Understanding DBI Items: What Demand Based Items Mean for Navy Logistics.

DBI Items, short for Demand Based Items, are grouped by demand patterns to sharpen Navy logistics forecasting. Knowing DBI helps you tailor stock levels, improve replenishment, and allocate resources more efficiently, while reflecting real usage trends across ships and stations.

Think about the shelves you’d see in a busy ship’s supply depot. Some items sit in steady, predictable streams; others show up in bursts, depending on why the ship needs them. In Navy logistics, there’s a simple idea that helps organize this chaos: class items by how often and how much they’re used. The term you’ll hear for items that belong to a specific category based on their demand characteristics is DBI Items. DBI stands for Demand Based Items. Let me explain why this label matters and how it shapes everyday decisions in the fleet.

What are DBI items, really?

DBI Items are pieces of gear, parts, or supplies that share similar demand patterns. Instead of treating every item as if it behaves the same way, logistics folks group items by how often they’re used, how reliably they show up in needs, and how quickly demand shifts. This isn’t just a nerdy categorization for the back office. It’s a practical tool that helps you size stock, set reorder points, and forecast so you’re not stuck waiting on a part while a ship is underway.

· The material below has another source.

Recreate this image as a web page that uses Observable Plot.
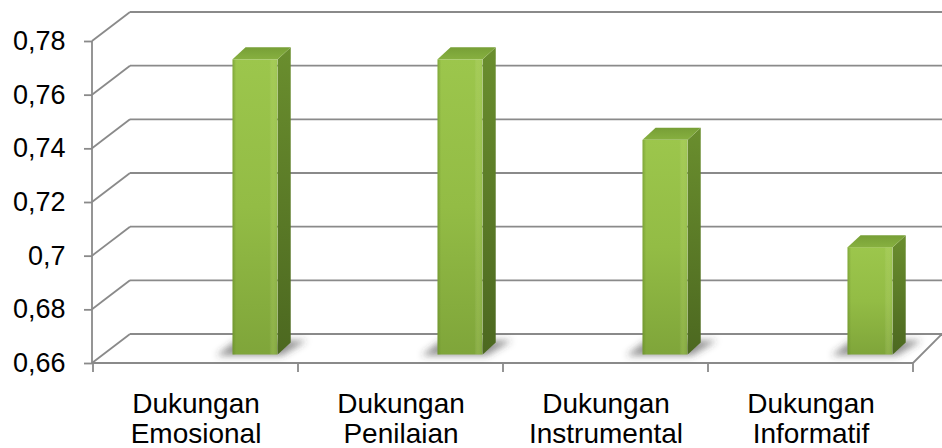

A quick mental image helps: imagine two different pantry items. One is a staple—think coffee or salt—people reach for it every day, in predictable amounts. The other is a specialty ingredient that only appears during a certain menu, maybe once a week, and in varying amounts. In the navy supply world, those are “high-frequency, steady-demand” types versus “sporadic, variable-demand” types. DBI brings that kind of thinking to thousands of items, but the goal stays the same: tailor stock handling to how each item behaves in real life.

Why DBI matters at sea

In the navy, readiness isn’t optional. It’s the core of every mission. If you’re standing fire watch on a ship or coordinating maintenance on a base, you want the right part on hand when you need it. DBI helps you do that without overstock. Here’s how it shows up in practice:

  • Smarter stock levels: By grouping items by demand patterns, you can set different stock targets. High-demand items get robust coverage; items with erratic demand get tighter control and smarter ordering windows.

  • Better forecasting: When you know an item tends to spike in certain months or after a maintenance cycle, you can plan ahead. You don’t guess; you use the evidence in your usage history.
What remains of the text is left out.